Sidebar: I read Nick Hornsby when he first arrived. I was amused. I wanted the man/men I was dating at that time to grow up, and the fantasy of a guy who could actually recognize that he needed to grow up but was still fun and daring and a bit juvenile was appealing. Perhaps I'm just getting old.


But I think Kimmel is skirting an issue which can't be ignored. Why are these books being written at all? What do they tell us about our young men? Kimmel writes,

Virtually every writer of guy lit is an almost-thirtysomething graduate of an elite college or university. Their college pedigrees read like the college rankings at a certain national magazine: Brown (Sam Lipsyte), Harvard (Benjamin Kunkel), Stanford (Erik Barmack), Wesleyan (Scott Mebus), Yale (Kyle Smith). Each writer, and their characters, lives in New York City. Each work is written in the first person, by a destabilized, unreliable narrator; these books are like one long run-on sentence of self-justification and rationalization. "I don't want your wholesome values, your reasonably good judgment," says Jeb Braun, protagonist in Erik Barmack's The Virgin. "My goal isn't to please you. So if you're expecting the whole handshake and nod routine, you can stop reading right now."


Elite. Destabilized. Unreliable. Self-justfication. Rationalization.

The long, whiney, boring, unfulfilling, and hyper-selfish "I". These books are the products of a lack of balance. I think I'm going to read Little Women again.

Wednesday, May 17, 2006

Why Tenure?

The Ward Churchill situation leads me to question the entire practice of tenure itself. What is its purpose and why do we fight so mightily to keep it? A few thoughts:

On the What and the Purpose:

As I understand it, tenure exists to provide job security. A tenured professor cannot be dismissed for arbitrary reasons (or budgetary). Rather, the tenured professor is guaranteed a job unless said professor commits some horrid infraction that gives a committee cause to release them from their post. Some other thoughts on tenure and its purpose can be found in this brief Wikipedia article*.

Of course, many would point to the tenure job protection as being related to academic freedom. A professor cannot (and should not) be fired for research that runs counter to authoritarian interests, for speaking and studying that which is considered protected. In the interest of free inquiry, we do our best to make those who teach and research in our universities safe from punishment by those who may disagree with the work that they do. That's a good thing.

Why Fight to Keep Tenure?

Because it protects professors. That's the oft-cited and general rationale for keeping the system. But I would be naive to assume that there aren't other motivations at work, the greatest being job security, not merely as a protection for unpopular sentiment-weilding, but just for the human need to feel secure in one's employment.
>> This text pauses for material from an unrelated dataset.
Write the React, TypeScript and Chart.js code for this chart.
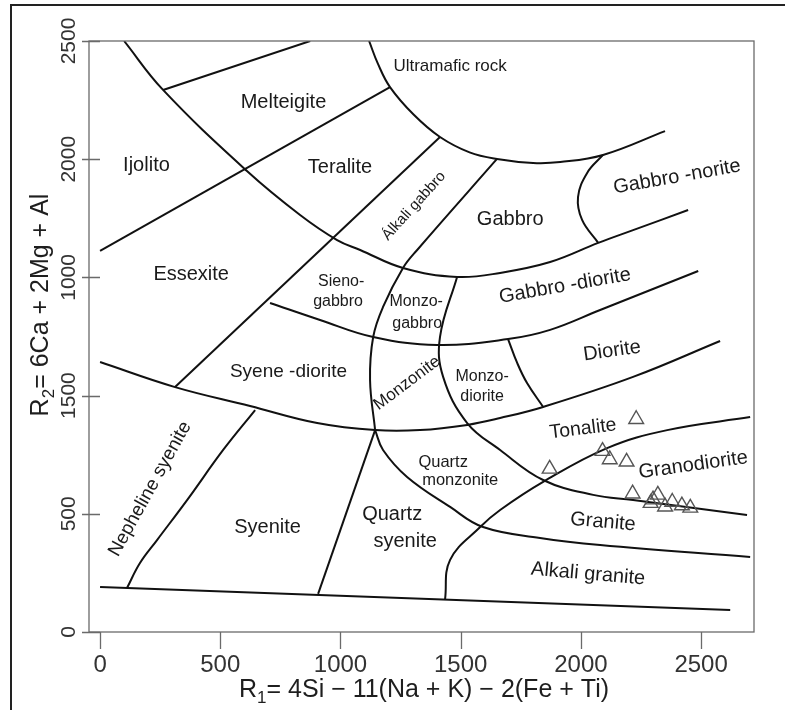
import { useEffect, useRef } from "react";
import { Chart, registerables } from "chart.js";

Chart.register(...registerables);

const FONT = '"Liberation Sans", Arial, Helvetica, sans-serif';

// Sample compositions plotted as open triangles (R1, R2)
const sampleR1 = [2230, 2090, 2120, 2190, 1870, 2215, 2320, 2300, 2290, 2380, 2350, 2420, 2455];
const sampleR2 = [900, 765, 730, 720, 690, 585, 580, 560, 545, 550, 530, 535, 525];

// Axis ticks
const xTickValues = [0, 500, 1000, 1500, 2000, 2500];
const xTickLabels = ["0", "500", "1000", "1500", "2000", "2500"];
const yTickValues = [0, 500, 1000, 1500, 2000, 2500];
const yTickLabels = ["0", "500", "1500", "1000", "2000", "2500"];

// Field boundaries, as [R1, R2] vertices
const outerArc = [[100, 2500], [262, 2293], [611, 1950], [832, 1764], [986, 1658], [1082, 1616], [1260, 1540], [1485, 1502], [1664, 1519], [1872, 1565], [2072, 1646], [2217, 1700], [2446, 1785]];
const ultramaficArc = [[1119, 2500], [1156, 2403], [1206, 2305], [1304, 2189], [1414, 2094], [1537, 2029], [1651, 2001], [1801, 1984], [1914, 1988], [2092, 2018], [2350, 2119]];
const gabbroNoriteEdge = [[2092, 2018], [2026, 1942], [1988, 1840], [2005, 1743], [2072, 1646]];
const ijolitoEdge = [[0, 1612], [1206, 2305]];
const melteigiteEdge = [[262, 2293], [874, 2500]];
const teraliteEdge = [[1414, 2094], [312, 1036]];
const monzoniteEdge = [[1651, 2001], [1319, 1616], [1260, 1540], [1177, 1375], [1136, 1248], [1123, 1066], [1144, 854]];
const syeniteEdge = [[1144, 854], [907, 161]];
const quartzSyeniteEdge = [[1144, 854], [1177, 770], [1277, 656], [1456, 529], [1593, 444], [1830, 398], [2080, 368], [2704, 317]];
const granodioriteEdge = [[1435, 138], [1456, 305], [1581, 444], [1664, 516], [1843, 635], [2109, 778], [2359, 854], [2704, 909]];
const tonaliteEdge = [[1485, 1502], [1414, 1248], [1427, 1079], [1527, 884], [1664, 770], [1843, 643], [2051, 580], [2217, 558], [2691, 495]];
const gabbroDioriteEdge = [[707, 1392], [915, 1320], [1136, 1248], [1402, 1214], [1697, 1239], [1872, 1278], [2080, 1362], [2488, 1527]];
const syeneDioriteEdge = [[0, 1142], [312, 1036], [624, 956], [903, 884], [1144, 854], [1331, 854], [1527, 876], [1664, 905], [1843, 952], [2217, 1079], [2579, 1231]];
const dioriteEdge = [[1697, 1239], [1735, 1138], [1776, 1053], [1843, 952]];
const nephelineEdge = [[645, 939], [512, 770], [362, 558], [237, 389], [166, 292], [112, 186]];
const baseEdge = [[0, 190], [2621, 93]];

const boundaries: { pts: number[][]; smooth: boolean }[] = [
  { pts: outerArc, smooth: true },
  { pts: ultramaficArc, smooth: true },
  { pts: gabbroNoriteEdge, smooth: true },
  { pts: ijolitoEdge, smooth: false },
  { pts: melteigiteEdge, smooth: false },
  { pts: teraliteEdge, smooth: false },
  { pts: monzoniteEdge, smooth: true },
  { pts: syeniteEdge, smooth: false },
  { pts: quartzSyeniteEdge, smooth: true },
  { pts: granodioriteEdge, smooth: true },
  { pts: tonaliteEdge, smooth: true },
  { pts: gabbroDioriteEdge, smooth: true },
  { pts: syeneDioriteEdge, smooth: true },
  { pts: dioriteEdge, smooth: true },
  { pts: nephelineEdge, smooth: true },
  { pts: baseEdge, smooth: false },
];

// Rock names placed inside their fields (R1, R2 anchor, font size, angle in degrees)
type FieldName = { text: string; r1: number; r2: number; size: number; angle: number };
const fieldNames: FieldName[] = [
  { text: "Ijolito", r1: 193, r2: 1975, size: 20, angle: 0 },
  { text: "Melteigite", r1: 763, r2: 2238, size: 20, angle: 0 },
  { text: "Ultramafic rock", r1: 1456, r2: 2394, size: 17, angle: 0 },
  { text: "Teralite", r1: 998, r2: 1963, size: 20, angle: 0 },
  { text: "Álkali gabbro", r1: 1306, r2: 1802, size: 15, angle: -48 },
  { text: "Gabbro", r1: 1706, r2: 1743, size: 20, angle: 0 },
  { text: "Gabbro -norite", r1: 2400, r2: 1925, size: 20, angle: -10 },
  { text: "Essexite", r1: 379, r2: 1514, size: 20, angle: 0 },
  { text: "Sieno-", r1: 1003, r2: 1481, size: 16, angle: 0 },
  { text: "gabbro", r1: 990, r2: 1396, size: 16, angle: 0 },
  { text: "Monzo-", r1: 1315, r2: 1396, size: 16, angle: 0 },
  { text: "gabbro", r1: 1319, r2: 1303, size: 16, angle: 0 },
  { text: "Gabbro -diorite", r1: 1934, r2: 1464, size: 20, angle: -10 },
  { text: "Diorite", r1: 2130, r2: 1189, size: 20, angle: -8 },
  { text: "Syene -diorite", r1: 784, r2: 1100, size: 19, angle: 0 },
  { text: "Monzonite", r1: 1277, r2: 1053, size: 17, angle: -37 },
  { text: "Monzo-", r1: 1589, r2: 1079, size: 16, angle: 0 },
  { text: "diorite", r1: 1589, r2: 994, size: 16, angle: 0 },
  { text: "Nepheline syenite", r1: 208, r2: 605, size: 19, angle: -61 },
  { text: "Syenite", r1: 697, r2: 444, size: 20, angle: 0 },
  { text: "Quartz", r1: 1215, r2: 495, size: 20, angle: 0 },
  { text: "syenite", r1: 1269, r2: 385, size: 20, angle: 0 },
  { text: "Quartz", r1: 1427, r2: 719, size: 16.5, angle: 0 },
  { text: "monzonite", r1: 1498, r2: 639, size: 16.5, angle: 0 },
  { text: "Tonalite", r1: 2009, r2: 859, size: 19.5, angle: -7 },
  { text: "Granodiorite", r1: 2467, r2: 706, size: 20, angle: -8 },
  { text: "Granite", r1: 2092, r2: 465, size: 20, angle: 5 },
  { text: "Alkali granite", r1: 2030, r2: 245, size: 20, angle: 5 },
];

type Part = [string, boolean];
const xTitle: Part[] = [["R", false], ["1", true], ["= 4Si \u2212 11(Na + K) \u2212 2(Fe + Ti)", false]];
const yTitle: Part[] = [["R", false], ["2", true], ["= 6Ca + 2Mg + Al", false]];

function drawRich(ctx: CanvasRenderingContext2D, parts: Part[], cx: number, baseline: number, size: number) {
  const subSize = size * 0.68;
  let total = 0;
  for (const [t, sub] of parts) {
    ctx.font = `${sub ? subSize : size}px ${FONT}`;
    total += ctx.measureText(t).width;
  }
  let x = cx - total / 2;
  ctx.textAlign = "left";
  ctx.textBaseline = "alphabetic";
  for (const [t, sub] of parts) {
    ctx.font = `${sub ? subSize : size}px ${FONT}`;
    ctx.fillText(t, x, sub ? baseline + size * 0.22 : baseline);
    x += ctx.measureText(t).width;
  }
}

const paperPlugin = {
  id: "paper",
  beforeDraw(chart: any) {
    const ctx = chart.ctx as CanvasRenderingContext2D;
    ctx.save();
    ctx.fillStyle = "#ffffff";
    ctx.fillRect(0, 0, chart.width, chart.height);
    // outer frame
    ctx.strokeStyle = "#222";
    ctx.lineWidth = 2;
    ctx.beginPath();
    ctx.moveTo(11, chart.height);
    ctx.lineTo(11, 5);
    ctx.lineTo(chart.width, 5);
    ctx.stroke();
    ctx.restore();
  },
};

const axesPlugin = {
  id: "axesFrame",
  afterDatasetsDraw(chart: any) {
    const ctx = chart.ctx as CanvasRenderingContext2D;
    const { left, right, top, bottom } = chart.chartArea;
    const xs = chart.scales.x;
    const ys = chart.scales.y;
    ctx.save();
    ctx.strokeStyle = "#6a6a6a";
    ctx.lineWidth = 1.3;
    ctx.strokeRect(left, top, right - left, bottom - top);

    ctx.beginPath();
    yTickValues.forEach((v) => {
      const py = Math.round(ys.getPixelForValue(v)) + 0.5;
      ctx.moveTo(left - 7, py);
      ctx.lineTo(left + 11, py);
    });
    xTickValues.forEach((v) => {
      const px = Math.round(xs.getPixelForValue(v)) + 0.5;
      ctx.moveTo(px, bottom);
      ctx.lineTo(px, bottom + 17);
    });
    ctx.stroke();

    ctx.fillStyle = "#333";
    ctx.font = `24px ${FONT}`;
    ctx.textAlign = "center";
    ctx.textBaseline = "alphabetic";
    xTickValues.forEach((v, i) => {
      ctx.fillText(xTickLabels[i], xs.getPixelForValue(v), bottom + 40);
    });

    ctx.font = `21px ${FONT}`;
    yTickValues.forEach((v, i) => {
      ctx.save();
      ctx.translate(left - 14, ys.getPixelForValue(v));
      ctx.rotate(-Math.PI / 2);
      ctx.fillText(yTickLabels[i], 0, 0);
      ctx.restore();
    });

    ctx.fillStyle = "#1e1e1e";
    drawRich(ctx, xTitle, 424, bottom + 65, 25);
    ctx.save();
    ctx.translate(48, 305);
    ctx.rotate(-Math.PI / 2);
    drawRich(ctx, yTitle, 0, 0, 25);
    ctx.restore();

    // rock field names
    ctx.fillStyle = "#1a1a1a";
    ctx.textAlign = "center";
    ctx.textBaseline = "middle";
    fieldNames.forEach((f) => {
      ctx.save();
      ctx.translate(xs.getPixelForValue(f.r1), ys.getPixelForValue(f.r2));
      ctx.rotate((f.angle * Math.PI) / 180);
      ctx.font = `${f.size}px ${FONT}`;
      ctx.fillText(f.text, 0, 0);
      ctx.restore();
    });
    ctx.restore();
  },
};

export default function App() {
  const canvasRef = useRef<HTMLCanvasElement | null>(null);

  useEffect(() => {
    const canvas = canvasRef.current;
    if (!canvas) return;

    const samples = {
      data: sampleR1.map((x, i) => ({ x, y: sampleR2[i] })),
      showLine: false,
      pointStyle: "triangle",
      pointRadius: 8.5,
      pointBorderWidth: 1.4,
      pointBorderColor: "#555",
      pointBackgroundColor: "rgba(255,255,255,0)",
      borderColor: "#555",
      backgroundColor: "rgba(255,255,255,0)",
    };

    const lines = boundaries.map((b) => ({
      data: b.pts.map(([x, y]) => ({ x, y })),
      showLine: true,
      borderColor: "#111",
      borderWidth: 2,
      pointRadius: 0,
      tension: b.smooth ? 0.4 : 0,
      fill: false,
    }));

    const chart = new Chart(canvas, {
      type: "scatter",
      data: { datasets: [samples as any, ...lines] },
      options: {
        animation: false,
        responsive: false,
        events: [],
        layout: { padding: { left: 89, top: 41, right: 31, bottom: 78 } },
        scales: {
          x: { type: "linear", min: -46, max: 2720, display: false },
          y: { type: "linear", min: 0, max: 2500, display: false },
        },
        plugins: { legend: { display: false }, tooltip: { enabled: false } },
      },
      plugins: [paperPlugin, axesPlugin],
    });

    return () => chart.destroy();
  }, []);

  return (
    <div style={{ position: "fixed", left: 0, top: 0, width: 785, height: 710, background: "#fff" }}>
      <canvas ref={canvasRef} width={785} height={710} style={{ width: 785, height: 710, display: "block" }} />
    </div>
  );
}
Why Am I Thinking About This?

Because I'm deciding what to do with my career. Do I pursue a tenure-track position, thereby putting my 36 year old self on a 6-7 year post-doctoral proving of worth that may end with me out on the street if I don't suceed?** Or do I pursue other avenues of employment in academia, relegating myself to more service-oriented activities, thereby shutting myself away from the faculty realm?***

Thinking continues.

Oh, and Ward Churchill--I just think they should let him go. If he has been found to have conducted his academic work in an irresponsible manner, then he shouldn't be entitled to maintain his tenured status.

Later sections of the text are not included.